Where I come from and how I got here
Asylum cases are characterized by a general lack of documental evidence to support the applicant’s identity, origin, and persecution story. As such, in deciding on a claim, government officials typically have to rely on the applicant’s own testimony and general information about the country of origin. PhD thesis by Tanja van Veldhuizen.
Assessing credibility in asylum cases
The testimony is central to the asylum procedure, and its credibility is the key determinant for granting or rejecting asylum. Optimizing the accuracy of credibility assessments is therefore indispensable. In my dissertation I study the extent to which methods used for credibility assessments in the EU asylum procedure are valid, with a special focus on origin. I conclude that the questions asked in asylum interviews are not sufficiently suitable to effectively distinguish between truthful and fabricated origin claims.

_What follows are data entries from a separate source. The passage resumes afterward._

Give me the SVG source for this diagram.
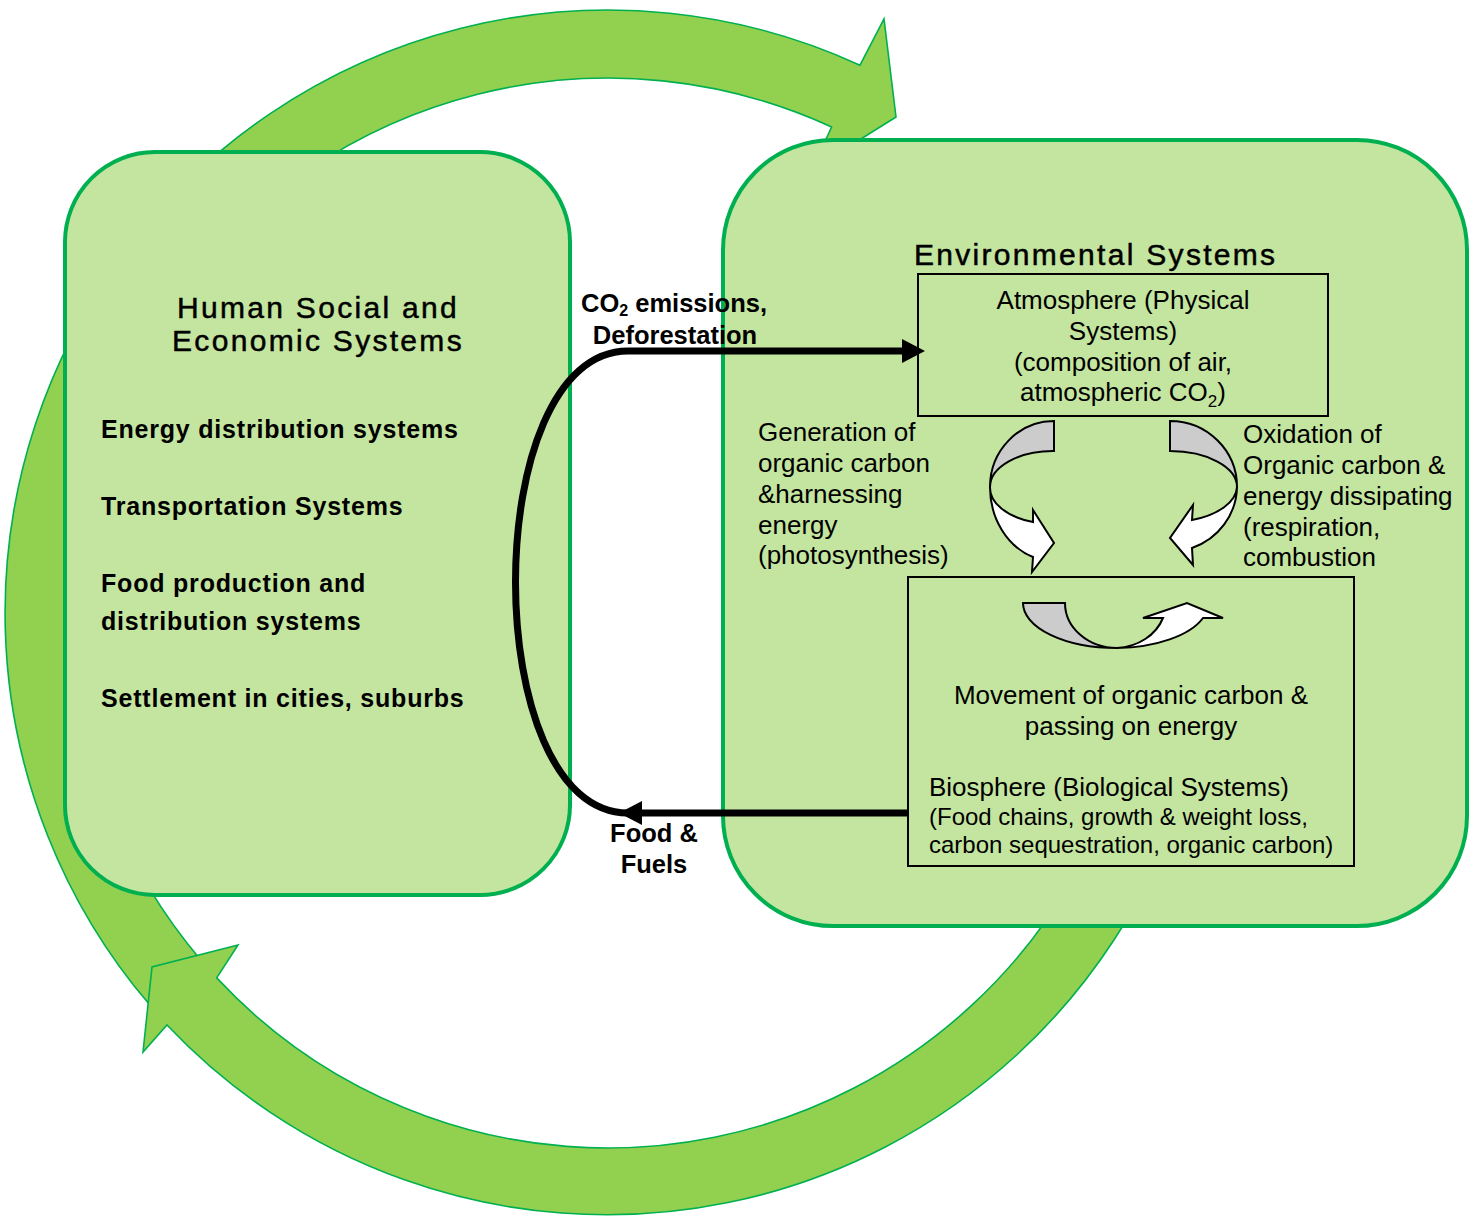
<svg xmlns="http://www.w3.org/2000/svg" width="1479" height="1221" viewBox="0 0 1479 1221">
  <defs>
    <style>
      .ring { fill: #92D050; stroke: #00B050; stroke-width: 1.6; stroke-linejoin: miter; }
      .panel { fill: #C4E59F; stroke: #00B050; stroke-width: 4; }
      .box { fill: none; stroke: #000; stroke-width: 2; }
      .back { fill: #CCCCCC; stroke: #000; stroke-width: 2; stroke-linejoin: miter; }
      .front { fill: #FFFFFF; stroke: #000; stroke-width: 2; stroke-linejoin: miter; }
      .flow { fill: none; stroke: #000; stroke-width: 7; }
      .title { font-family: "Liberation Sans", Arial, sans-serif; font-size: 30px; letter-spacing: 2.3px; fill: #000; stroke: #000; stroke-width: 0.5px; }
      .item { font-family: "Liberation Sans", Arial, sans-serif; font-size: 25px; font-weight: bold; letter-spacing: 0.8px; fill: #000; }
      .body { font-family: "Liberation Sans", Arial, sans-serif; font-size: 26px; fill: #000; }
      .small { font-family: "Liberation Sans", Arial, sans-serif; font-size: 24px; fill: #000; }
      .flowlabel { font-family: "Liberation Sans", Arial, sans-serif; font-size: 25.5px; font-weight: bold; fill: #000; }
    </style>
    <marker id="head" viewBox="0 0 23 24" refX="0" refY="12" markerWidth="23" markerHeight="24" markerUnits="userSpaceOnUse" orient="auto">
      <path d="M0,0 L23,12 L0,24 Z" fill="#000"/>
    </marker>
  </defs>

  <!-- Large cycle: two arcs around both systems (centre 608,613) -->
  <g id="cycle-arrows">
    <path id="cycle-upper" class="ring" d="M 201.2 960.4 L 149.5 1004.6 A 603 603 0 0 1 860 65.2 L 884 19 L 896 117 L 811.9 169.7 L 831.6 127 A 535 535 0 0 0 201.2 960.4 Z"/>
    <path id="cycle-lower" class="ring" d="M 1110.7 796 L 1174.6 819.2 A 605 605 0 0 1 167 1025 L 143 1052 L 152 967 L 238 945 L 216.7 977.9 A 535 535 0 0 0 1110.7 796 Z"/>
  </g>

  <!-- Human social and economic systems -->
  <g id="human-systems">
    <rect class="panel" x="65" y="152" width="505" height="743" rx="90" ry="90"/>
    <text class="title" x="318" y="318" text-anchor="middle">Human Social and</text>
    <text class="title" x="318" y="351" text-anchor="middle">Economic Systems</text>
    <text class="item" x="101" y="438">Energy distribution systems</text>
    <text class="item" x="101" y="515">Transportation Systems</text>
    <text class="item" x="101" y="592">Food production and</text>
    <text class="item" x="101" y="630">distribution systems</text>
    <text class="item" x="101" y="707">Settlement in cities, suburbs</text>
  </g>

  <!-- Environmental systems -->
  <g id="environmental-systems">
    <rect class="panel" x="723" y="140" width="744" height="786" rx="110" ry="110"/>
    <text class="title" x="914" y="265">Environmental Systems</text>
  </g>

  <g id="atmosphere">
    <rect class="box" x="918" y="274" width="410" height="142"/>
    <text class="body" x="1123" y="309" text-anchor="middle">Atmosphere (Physical</text>
    <text class="body" x="1123" y="340" text-anchor="middle">Systems)</text>
    <text class="body" x="1123" y="371" text-anchor="middle">(composition of air,</text>
    <text class="body" x="1123" y="401" text-anchor="middle">atmospheric CO<tspan font-size="17" dy="6">2</tspan><tspan dy="-6">)</tspan></text>
  </g>

  <g id="biosphere">
    <rect class="box" x="908" y="577" width="446" height="289"/>
    <text class="body" x="1131" y="704" text-anchor="middle">Movement of organic carbon &amp;</text>
    <text class="body" x="1131" y="735" text-anchor="middle">passing on energy</text>
    <text class="body" x="929" y="796">Biosphere (Biological Systems)</text>
    <text class="small" x="929" y="825">(Food chains, growth &amp; weight loss,</text>
    <text class="small" x="929" y="853">carbon sequestration, organic carbon)</text>
  </g>

  <!-- Ribbon arrows for the carbon exchange inside the environment -->
  <g id="photosynthesis-arrow">
    <path class="back" d="M 1054 421 L 1054 451 A 63 36 0 0 0 990 487 A 64 66 0 0 1 1054 421 Z"/>
    <path class="front" d="M 990 487 A 64 74 0 0 0 1033 557 L 1032 572 L 1054 543 L 1033 510 L 1033 522 A 63 36 0 0 1 990 487 Z"/>
  </g>
  <g id="respiration-arrow">
    <path class="back" d="M 1170 421 L 1170 451 A 67 36 0 0 1 1237 487 A 67 66 0 0 0 1170 421 Z"/>
    <path class="front" d="M 1237 487 A 67 66 0 0 1 1192 548 L 1193 565 L 1170 538 L 1193 505 L 1192 520 A 67 36 0 0 0 1237 487 Z"/>
  </g>
  <g id="food-chain-arrow">
    <path class="back" d="M 1023 603 L 1065 603 A 52 45 0 0 0 1117 648 A 94 45 0 0 1 1023 603 Z"/>
    <path class="front" d="M 1117 648 A 52 45 0 0 0 1163 618 L 1143 618 L 1187 603 L 1223 618 L 1203 618 A 94 45 0 0 1 1117 648 Z"/>
  </g>

  <g id="process-labels">
    <text class="body" x="758" y="441">Generation of</text>
    <text class="body" x="758" y="472">organic carbon</text>
    <text class="body" x="758" y="503">&amp;harnessing</text>
    <text class="body" x="758" y="534">energy</text>
    <text class="body" x="758" y="564">(photosynthesis)</text>
    <text class="body" x="1243" y="443">Oxidation of</text>
    <text class="body" x="1243" y="474">Organic carbon &amp;</text>
    <text class="body" x="1243" y="505">energy dissipating</text>
    <text class="body" x="1243" y="536">(respiration,</text>
    <text class="body" x="1243" y="566">combustion</text>
  </g>

  <!-- Exchanges between the two systems -->
  <g id="connectors">
    <path class="flow" d="M 908 813 L 642 813" marker-end="url(#head)"/>
    <path class="flow" d="M 628 813 C 478 813 478 351 628 351 L 902 351" marker-end="url(#head)"/>
    <text class="flowlabel" x="674" y="312" text-anchor="middle">CO<tspan font-size="16" dy="4">2</tspan><tspan dy="-4"> emissions,</tspan></text>
    <text class="flowlabel" x="675" y="344" text-anchor="middle">Deforestation</text>
    <text class="flowlabel" x="654" y="842" text-anchor="middle">Food &amp;</text>
    <text class="flowlabel" x="654" y="873" text-anchor="middle">Fuels</text>
  </g>
</svg>
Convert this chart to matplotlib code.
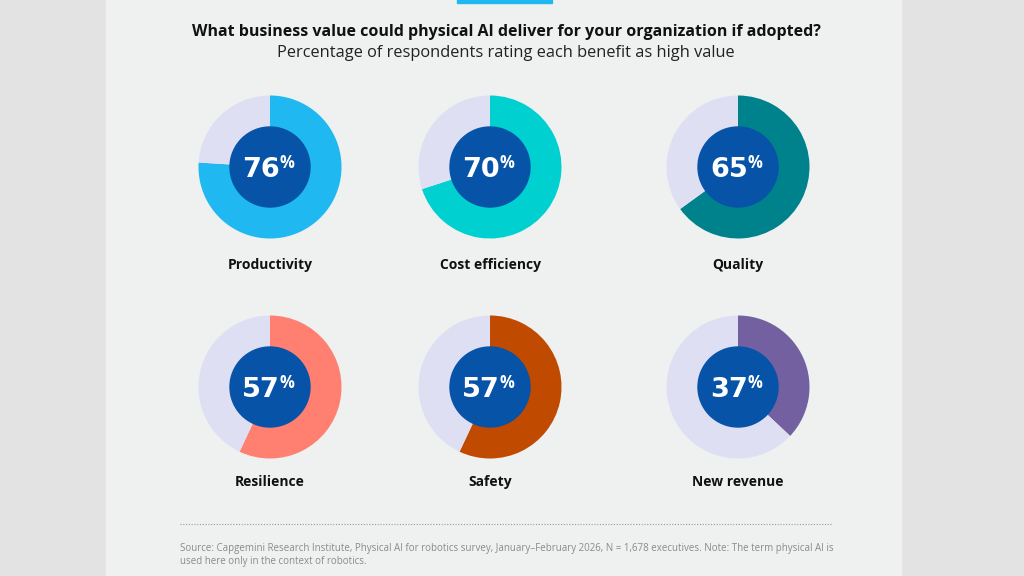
import matplotlib.pyplot as plt
from matplotlib.patches import Circle, Rectangle

plt.rcParams['font.family'] = ['Open Sans', 'DejaVu Sans']

labels = ["Productivity", "Cost efficiency", "Quality", "Resilience", "Safety", "New revenue"]
values = [76, 70, 65, 57, 57, 37]
colors = ["#1fb8f0", "#00d0d0", "#00828c", "#ff8070", "#c04a00", "#7260a0"]

title = "What business value could physical AI deliver for your organization if adopted?"
subtitle = "Percentage of respondents rating each benefit as high value"
source = ("Source: Capgemini Research Institute, Physical AI for robotics survey, January\u2013February 2026, "
          "N = 1,678 executives. Note: The term physical AI is\nused here only in the context of robotics.")

rest_color = "#dfdff3"
hole_color = "#0653a8"

W, H = 1024, 576
fig = plt.figure(figsize=(W / 100, H / 100), dpi=100, facecolor="#e3e3e3")
ax = fig.add_axes([0, 0, 1, 1])

# panel and top accent
ax.add_patch(Rectangle((106, 0), 795, H, color="#eff0f0", zorder=0))
ax.add_patch(Rectangle((457, H - 3), 95, 3, color="#1fb8f0", zorder=1))

col_x = [270, 490, 738]
row_y = [H - 167, H - 387]
label_off = [98, 95]
R, r = 71.5, 40

for i, (lab, v, c) in enumerate(zip(labels, values, colors)):
    cx = col_x[i % 3]
    cy = row_y[i // 3]
    ax.pie([v, 100 - v], colors=[c, rest_color], startangle=90, counterclock=False,
           radius=R, center=(cx, cy), frame=True,
           wedgeprops=dict(linewidth=0))
    ax.add_patch(Circle((cx, cy), r, color=hole_color, zorder=3))
    ax.text(cx + 10, cy - 10, str(v), ha="right", va="baseline", color="white",
            fontsize=19.5, fontweight="bold", family="DejaVu Sans", zorder=4)
    ax.text(cx + 9.5, cy - 0.5, "%", ha="left", va="baseline", color="white",
            fontsize=12, fontweight="bold", zorder=4)
    ax.text(cx, cy - label_off[i // 3], lab, ha="center", va="center", color="#111111",
            fontsize=10, fontweight="bold")

ax.text(506, H - 32, title, ha="center", va="center", fontsize=11.5,
        fontweight="bold", color="#111111")
ax.text(506, H - 53, subtitle, ha="center", va="center", fontsize=11.8,
        color="#222222")

ax.plot([180, 832], [H - 524, H - 524], color="#9a9a9a", linestyle=(0, (1, 1.5)),
        linewidth=0.8)
ax.text(180, H - 543, source, ha="left", va="top", fontsize=7, color="#8a8a8a",
        linespacing=1.3)

ax.set_xlim(0, W)
ax.set_ylim(0, H)
ax.set_aspect("equal")
ax.axis("off")

fig.savefig("out.png", dpi=100, facecolor=fig.get_facecolor())
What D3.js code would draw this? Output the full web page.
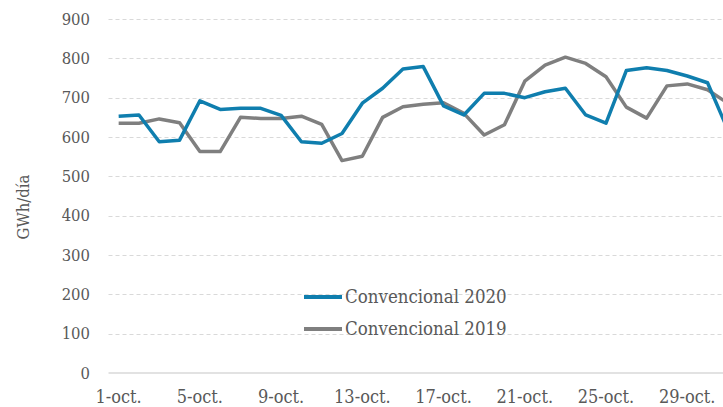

To assess credibility in asylum cases, the quality of the testimony is evaluated based on so-called credibility indicators. Mostly, these indicators are related to richness of detail, consistency, accuracy, and plausibility of the narrative. One issue with using these indicators is that there may be very different reasons than lying for a lack of detail or inconsistent, inaccurate or implausible accounts. Even an honest applicant may fail to provide a credible account according to these standards, especially when the questions in the asylum interview do not stimulate giving an elaborate and accurate account or do not fit with the asylum applicant’s memory for a place or event.
My dissertation shows that asylum interviews focusing on where the applicant comes from mainly consist of closed questions that only require a very short factual or yes/no answer. Such questions do not stimulate asylum seekers to thoroughly search their memory and tell their story in their own words. Instead, closed questions elicit short answers and even invoke guessing, thereby also compromising the accuracy of the answers. Moreover, the questions do not seem to match what people typically know and remember about their home environment.
To effectively assess origin claims, I therefore suggest a more open-ended interviewing strategy. Specifically, by using a free recall phase and by following up with more open-ended questions, more information can be obtained that is also more diagnostic for the truthfulness of the account. A free recall phase will not only stimulate the asylum applicant to give an elaborate, accurate and detailed account, but will also give the official information about what the interviewee knows and can tell about his or her hometown.